Throughout the first two decades of the 21st century, the right’s conception of political correctness evolved from a panic about speech on college campuses into a catch-all term used to mock anything concerned with social justice. Fox News started blaming the “PC Police” for miniscule social changes like removing a racist caricature from a baseball team’s logo, adding female characters to a children's TV show, or relabeling “family restrooms” as “all-gender restrooms.”
The PC panic permeated popular media beyond Fox News, with political correctness becoming a punchline on shows like The Simpsons, South Park, and Modern Family. Mainstream news outlets also deployed the term to criticize progressive perspectives on a variety of issues, like a movie about Israeli-Palestinian relations and university students' protest of a commencement speech by former Secretary of State Condoleezza Rice.

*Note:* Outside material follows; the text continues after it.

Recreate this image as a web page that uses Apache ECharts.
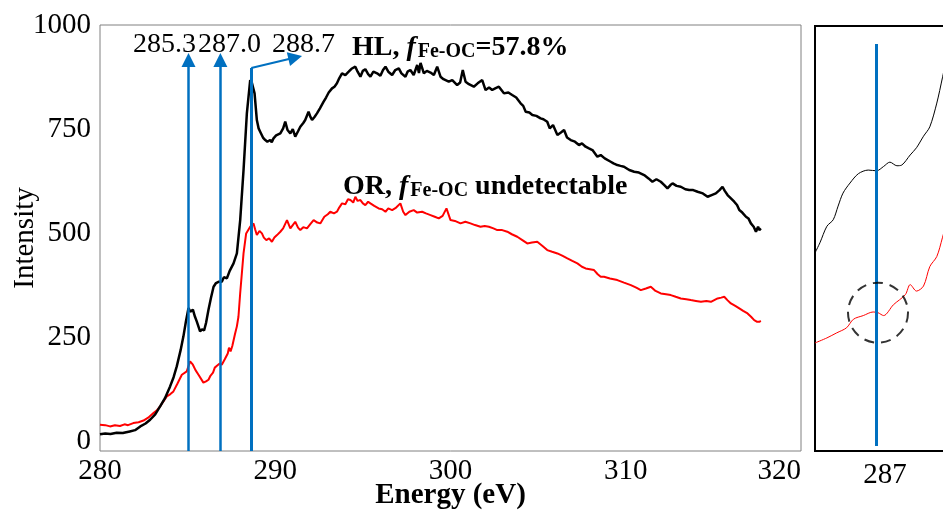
<!DOCTYPE html>
<html>
<head>
<meta charset="utf-8">
<script src="https://cdn.jsdelivr.net/npm/echarts@6/dist/echarts.min.js"></script>
<style>
  html, body { margin: 0; padding: 0; background: #fff; }
  #chart { width: 943px; height: 512px; }
</style>
</head>
<body>
<div id="chart"></div>
<script>
const FONT = '"Liberation Serif", "Times New Roman", serif'

// HL spectrum (black)
const energyHL = [
  280.0, 280.3, 280.6, 280.95, 281.3, 281.7, 282.0, 282.3, 282.6, 282.86, 283.15, 283.43, 283.7, 284.0, 284.2,
  284.38, 284.6, 284.76, 284.9, 285.05, 285.15, 285.3, 285.42, 285.52, 285.71, 285.82, 285.94, 286.05, 286.19, 286.33,
  286.48, 286.62, 286.76, 286.95, 287.07, 287.24, 287.4, 287.62, 287.81, 288.0, 288.19, 288.38, 288.57, 288.67, 288.82,
  288.95, 289.05, 289.14, 289.3, 289.43, 289.55, 289.62, 289.71, 289.8, 289.9, 290.05, 290.29, 290.45, 290.57, 290.7,
  290.86, 291.0, 291.14, 291.3, 291.43, 291.6, 291.71, 291.9, 292.0, 292.1, 292.25, 292.38, 292.55, 292.76, 292.9,
  293.05, 293.24, 293.38, 293.52, 293.65, 293.81, 294.0, 294.19, 294.35, 294.57, 294.7, 294.86, 295.0, 295.14, 295.3,
  295.43, 295.6, 295.81, 296.0, 296.15, 296.29, 296.45, 296.67, 296.85, 297.05, 297.2, 297.43, 297.55, 297.71, 297.9,
  298.1, 298.2, 298.29, 298.48, 298.65, 298.86, 299.05, 299.24, 299.43, 299.6, 299.9, 300.1, 300.38, 300.55, 300.7,
  300.86, 301.05, 301.33, 301.55, 301.81, 302.0, 302.2, 302.38, 302.55, 302.76, 303.05, 303.3, 303.52, 303.75, 304.0,
  304.15, 304.29, 304.5, 304.67, 304.9, 305.14, 305.3, 305.52, 305.66, 305.85, 306.1, 306.3, 306.48, 306.65, 306.86,
  307.1, 307.33, 307.5, 307.71, 307.9, 308.1, 308.38, 308.57, 308.8, 309.14, 309.3, 309.52, 309.7, 309.9, 310.2,
  310.48, 310.75, 311.05, 311.3, 311.52, 311.75, 312.0, 312.2, 312.38, 312.55, 312.67, 312.9, 313.14, 313.4, 313.62,
  313.85, 314.1, 314.4, 314.67, 314.9, 315.14, 315.35, 315.52, 315.65, 315.81, 316.0, 316.19, 316.35, 316.48, 316.65,
  316.86, 317.0, 317.14, 317.3, 317.43, 317.55, 317.62, 317.71
]
const intensityHL = [
  18, 20, 19, 22, 21, 25, 28, 37, 44, 53, 66, 85, 104, 133, 155,
  181, 220, 253, 288, 321, 312, 317, 300, 289, 265, 270, 267, 285, 317, 345,
  372, 381, 384, 384, 395, 392, 410, 428, 452, 532, 652, 788, 868, 861, 836,
  772, 752, 744, 730, 724, 720, 716, 724, 719, 728, 735, 740, 752, 768, 748,
  740, 750, 732, 745, 756, 765, 772, 792, 780, 772, 780, 788, 800, 816, 826,
  838, 848, 852, 860, 872, 884, 880, 888, 895, 900, 888, 876, 890, 894, 882,
  876, 888, 884, 878, 892, 900, 888, 880, 892, 896, 884, 876, 888, 892, 880,
  904, 885, 909, 884, 890, 886, 880, 900, 876, 870, 864, 868, 856, 862, 892,
  864, 858, 852, 860, 868, 844, 850, 844, 848, 852, 836, 838, 832, 826, 812,
  806, 792, 790, 784, 782, 776, 774, 768, 752, 760, 736, 742, 748, 730, 724,
  720, 712, 716, 708, 704, 700, 684, 688, 680, 672, 668, 664, 662, 660, 652,
  648, 646, 640, 632, 624, 630, 624, 616, 608, 616, 620, 614, 612, 606, 604,
  604, 600, 596, 588, 592, 596, 604, 612, 602, 592, 584, 576, 568, 556, 550,
  540, 536, 524, 516, 504, 516, 508, 512
]

// OR spectrum (red)
const energyOR = [
  280.0, 280.3, 280.57, 280.85, 281.14, 281.4, 281.6, 281.9, 282.2, 282.48, 282.75, 283.05, 283.25, 283.43, 283.6,
  283.81, 284.0, 284.19, 284.4, 284.67, 284.95, 285.14, 285.3, 285.45, 285.62, 285.9, 286.05, 286.19, 286.31, 286.45,
  286.55, 286.69, 286.83, 286.95, 287.12, 287.29, 287.36, 287.45, 287.55, 287.7, 287.81, 287.9, 288.0, 288.19, 288.34,
  288.57, 288.76, 288.85, 288.95, 289.1, 289.24, 289.35, 289.49, 289.65, 289.81, 289.95, 290.1, 290.29, 290.45, 290.67,
  290.86, 291.0, 291.14, 291.3, 291.43, 291.6, 291.81, 292.0, 292.19, 292.4, 292.57, 292.8, 293.0, 293.14, 293.35,
  293.52, 293.65, 293.81, 294.0, 294.15, 294.29, 294.45, 294.57, 294.7, 294.86, 295.0, 295.14, 295.3, 295.43, 295.65,
  295.9, 296.1, 296.29, 296.45, 296.67, 296.9, 297.14, 297.3, 297.43, 297.65, 297.9, 298.1, 298.38, 298.6, 298.86,
  299.1, 299.33, 299.55, 299.77, 300.0, 300.25, 300.57, 300.85, 301.14, 301.4, 301.71, 301.95, 302.19, 302.45, 302.67,
  302.95, 303.24, 303.5, 303.81, 304.1, 304.38, 304.65, 304.95, 305.25, 305.52, 305.8, 306.1, 306.4, 306.67, 306.95,
  307.24, 307.5, 307.71, 307.95, 308.19, 308.4, 308.57, 308.76, 309.1, 309.52, 309.9, 310.29, 310.6, 310.86, 311.15,
  311.43, 311.7, 312.0, 312.3, 312.57, 312.85, 313.14, 313.45, 313.71, 314.0, 314.29, 314.6, 314.86, 315.05, 315.24,
  315.45, 315.62, 315.8, 316.0, 316.25, 316.48, 316.7, 316.95, 317.15, 317.33, 317.5, 317.62, 317.71
]
const intensityOR = [
  41, 40, 37, 40, 38, 42, 40, 45, 47, 51, 58, 69, 76, 85, 96,
  109, 114, 121, 138, 161, 169, 193, 185, 172, 161, 142, 145, 149, 159, 166,
  178, 183, 188, 185, 198, 212, 226, 217, 230, 258, 277, 300, 357, 452, 500,
  516, 524, 510, 496, 506, 500, 490, 484, 488, 480, 490, 496, 504, 512, 532,
  512, 520, 528, 514, 508, 515, 512, 522, 532, 526, 524, 540, 546, 552, 548,
  552, 562, 572, 570, 582, 580, 574, 588, 578, 580, 572, 568, 576, 572, 566,
  560, 558, 552, 560, 556, 562, 572, 552, 544, 552, 556, 550, 552, 548, 544,
  540, 536, 542, 560, 532, 530, 524, 528, 524, 520, 516, 518, 516, 512, 508,
  508, 504, 498, 492, 484, 476, 478, 480, 470, 460, 456, 452, 446, 440, 434,
  428, 420, 416, 414, 412, 402, 396, 396, 392, 388, 382, 376, 370, 364, 368,
  372, 362, 356, 354, 352, 348, 344, 342, 340, 338, 336, 338, 336, 340, 344,
  346, 348, 340, 332, 326, 320, 314, 308, 300, 292, 288, 288, 290
]

// inset, zoom on 286-288 eV
const insetEnergyHL = [286.0, 286.07, 286.17, 286.26, 286.33, 286.4, 286.5, 286.62, 286.76, 286.88, 286.98, 287.07, 287.17, 287.24, 287.36, 287.45, 287.55, 287.64, 287.74, 287.82, 287.9]
const insetHL = [270, 284, 307, 316, 335, 353, 367, 380, 385, 384, 390, 396, 391, 392, 406, 416, 432, 445, 478, 513, 550]
const insetEnergyOR = [286.0, 286.17, 286.31, 286.45, 286.55, 286.69, 286.83, 286.9, 286.98, 287.12, 287.29, 287.36, 287.45, 287.55, 287.64, 287.74, 287.82, 287.9]
const insetOR = [145, 152, 159, 166, 178, 183, 188, 187, 183, 198, 212, 226, 217, 224, 251, 265, 291, 320]
const insetHighlight = [[286.9, 187]]

// peak positions (blue lines) and their labels
const peakEnergies = [285.05, 286.87, 288.63]
const peakLabels = ['285.3', '287.0', '288.7']
const yTicks = [0, 250, 500, 750, 1000]

const zip = (xs, ys) => xs.map((x, i) => [x, ys[i]])
const BLUE = '#0070c0'

const chart = echarts.init(document.getElementById('chart'))

chart.setOption({
  animation: false,
  textStyle: { fontFamily: FONT },
  grid: [
    { left: 100, top: 25, width: 701, height: 426, show: true, borderColor: '#808080', borderWidth: 1, outerBoundsMode: 'none', containLabel: false },
    { left: 815, top: 26, width: 140, height: 425, show: true, borderColor: '#000', borderWidth: 2, outerBoundsMode: 'none', containLabel: false },
  ],
  xAxis: [
    {
      type: 'value', gridIndex: 0, min: 280, max: 320, interval: 10,
      axisLine: { show: false }, axisTick: { show: false }, splitLine: { show: false },
      axisLabel: { fontSize: 29, color: '#000', margin: 6, fontFamily: FONT, alignMaxLabel: 'right' },
      name: 'Energy (eV)', nameLocation: 'middle', nameGap: 30, nameMoveOverlap: false,
      nameTextStyle: { fontSize: 29, fontWeight: 'bold', color: '#000', fontFamily: FONT },
    },
    {
      type: 'value', gridIndex: 1, min: 286, max: 288,
      axisLine: { show: false }, axisTick: { show: false }, splitLine: { show: false },
      axisLabel: { fontSize: 29, color: '#000', margin: 10, fontFamily: FONT, customValues: [287] },
    },
  ],
  yAxis: [
    {
      type: 'value', gridIndex: 0, min: -22, max: 1000,
      axisLine: { show: false }, axisTick: { show: false }, splitLine: { show: false },
      axisLabel: { fontSize: 29, color: '#000', margin: 9, fontFamily: FONT, customValues: yTicks, formatter: v => String(v) },
      name: 'Intensity', nameLocation: 'middle', nameGap: 60, nameMoveOverlap: false,
      nameTextStyle: { fontSize: 29, color: '#000', fontFamily: FONT },
    },
    { type: 'value', gridIndex: 1, min: -5, max: 585, show: false },
  ],
  series: [
    {
      type: 'line', name: 'HL', xAxisIndex: 0, yAxisIndex: 0,
      data: zip(energyHL, intensityHL), showSymbol: false,
      lineStyle: { color: '#000', width: 2.5 }, z: 3,
      markLine: {
        silent: true, animation: false, symbolSize: 14,
        label: { show: false },
        lineStyle: { color: BLUE, width: 2.5, type: 'solid' },
        emphasis: { disabled: true },
        data: [
          [{ coord: [peakEnergies[0], -22], symbol: 'none' }, { coord: [peakEnergies[0], 916], symbol: 'triangle' }],
          [{ coord: [peakEnergies[1], -22], symbol: 'none' }, { coord: [peakEnergies[1], 916], symbol: 'triangle' }],
          [{ coord: [peakEnergies[2], -22], symbol: 'none', lineStyle: { width: 3 } }, { coord: [peakEnergies[2], 897], symbol: 'none' }],
          [{ coord: [peakEnergies[2], 897], symbol: 'none', lineStyle: { width: 2 } }, { coord: [291.14, 922], symbol: 'triangle' }],
        ],
      },
    },
    {
      type: 'line', name: 'OR', xAxisIndex: 0, yAxisIndex: 0,
      data: zip(energyOR, intensityOR), showSymbol: false,
      lineStyle: { color: '#ff0000', width: 2 }, z: 2,
    },
    {
      type: 'line', xAxisIndex: 1, yAxisIndex: 1,
      data: zip(insetEnergyHL, insetHL), showSymbol: false, smooth: 0.3,
      lineStyle: { color: '#000', width: 1 },
      markLine: {
        silent: true, animation: false, symbol: 'none',
        label: { show: false },
        lineStyle: { color: BLUE, width: 3, type: 'solid' },
        data: [[{ coord: [peakEnergies[1], 2] }, { coord: [peakEnergies[1], 560] }]],
      },
    },
    {
      type: 'line', xAxisIndex: 1, yAxisIndex: 1,
      data: zip(insetEnergyOR, insetOR), showSymbol: false, smooth: 0.3,
      lineStyle: { color: '#ff0000', width: 1 },
    },
    {
      type: 'scatter', xAxisIndex: 1, yAxisIndex: 1,
      data: insetHighlight, symbol: 'circle', symbolSize: 60, silent: true,
      itemStyle: { color: 'rgba(0,0,0,0)', borderColor: '#000', borderWidth: 2, borderType: [10, 7] },
      z: 5,
    },
  ],
  graphic: [
    { type: 'text', left: 133, top: 31, style: { text: peakLabels[0], font: '28px ' + FONT, fill: '#000' } },
    { type: 'text', left: 198, top: 31, style: { text: peakLabels[1], font: '28px ' + FONT, fill: '#000' } },
    { type: 'text', left: 272, top: 31, style: { text: peakLabels[2], font: '28px ' + FONT, fill: '#000' } },
    {
      type: 'text', left: 352, top: 34,
      style: {
        text: '{b|HL, }{i|f}{s|Fe-OC}{b|=57.8%}',
        rich: {
          b: { fontSize: 28, fontWeight: 'bold', fontFamily: FONT, fill: '#000' },
          i: { fontSize: 28, fontWeight: 'bold', fontStyle: 'italic', fontFamily: FONT, fill: '#000' },
          s: { fontSize: 20, fontWeight: 'bold', fontFamily: FONT, fill: '#000', verticalAlign: 'bottom', padding: [0, 0, 0, 2] },
        },
      },
    },
    {
      type: 'text', left: 343, top: 173,
      style: {
        text: '{b|OR, }{i|f}{s|Fe-OC}{b| undetectable}',
        rich: {
          b: { fontSize: 28, fontWeight: 'bold', fontFamily: FONT, fill: '#000' },
          i: { fontSize: 28, fontWeight: 'bold', fontStyle: 'italic', fontFamily: FONT, fill: '#000' },
          s: { fontSize: 20, fontWeight: 'bold', fontFamily: FONT, fill: '#000', verticalAlign: 'bottom', padding: [0, 0, 0, 2] },
        },
      },
    },
  ],
})
</script>
</body>
</html>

While mainstream media were making jokes about political correctness going too far, something far more sinister was taking place on the far right — the term was evolving from a punchline about liberal sensitivity into an outright defense of bigotry. “This might not be politically correct” became the qualifier ahead of blatantly hateful, frequently Islamophobic statements, as though being self-aware made the bigotry itself permissible. Americans watching Fox News would hear statements like, “It’s not politically correct but I am sick of hearing that Islam is a religion of peace,” or, “It may not be politically correct but I’ll say it — many Americans link all Muslims to terrorism.”
On the right, political correctness was also depicted as an actual threat to Americans. After the 2009 mass shooting at Fort Hood, Texas, carried out by a Muslim service member, right-wing media were quick to find the real culprit, declaring: “The problem is political correctness, that’s what we’re talking about. And this is not the first time political correctness when it comes to Islam and Muslims has gotten people killed.” On Fox, Michelle Malkin called political correctness “the handmaiden of terror” and claimed that U.S. military officials “worship the false god of diversity over putting national security and the safety of their own officers first.” According to Fox & Friends, “Because of this political correctness climate, the military [and] the FBI sort of perhaps looked the other way.”
Americans watching right-wing media were told that political correctness was a threat that, by limiting their speech, was making them unsafe from people they perceived as dangerous (e.g. Muslims, Black Americans, women accusing men of sexual assault). By the late 2010s, Americans seem to have categorized political correctness as harmful. A 2017 Cato Institute poll found that 71% of Americans said that political correctness had silenced necessary social discussions, and a 2018 poll from More in Common found that 80% of Americans disliked “political correctness.”
This landscape made for an ideal cesspool for anti-PC crusader Donald Trump, who launched his first presidential campaign in 2015 by railing against immigrants and political correctness.
Trump took the subtext of the panic over political correctness and made it explicit — the problem was never overly sensitive students. It was that you couldn’t be openly bigoted anymore. And after consuming decades worth of anti-PC propaganda, conservative Americans viewed Trump’s unleashed bigotry as freedom from the controlling PC mob.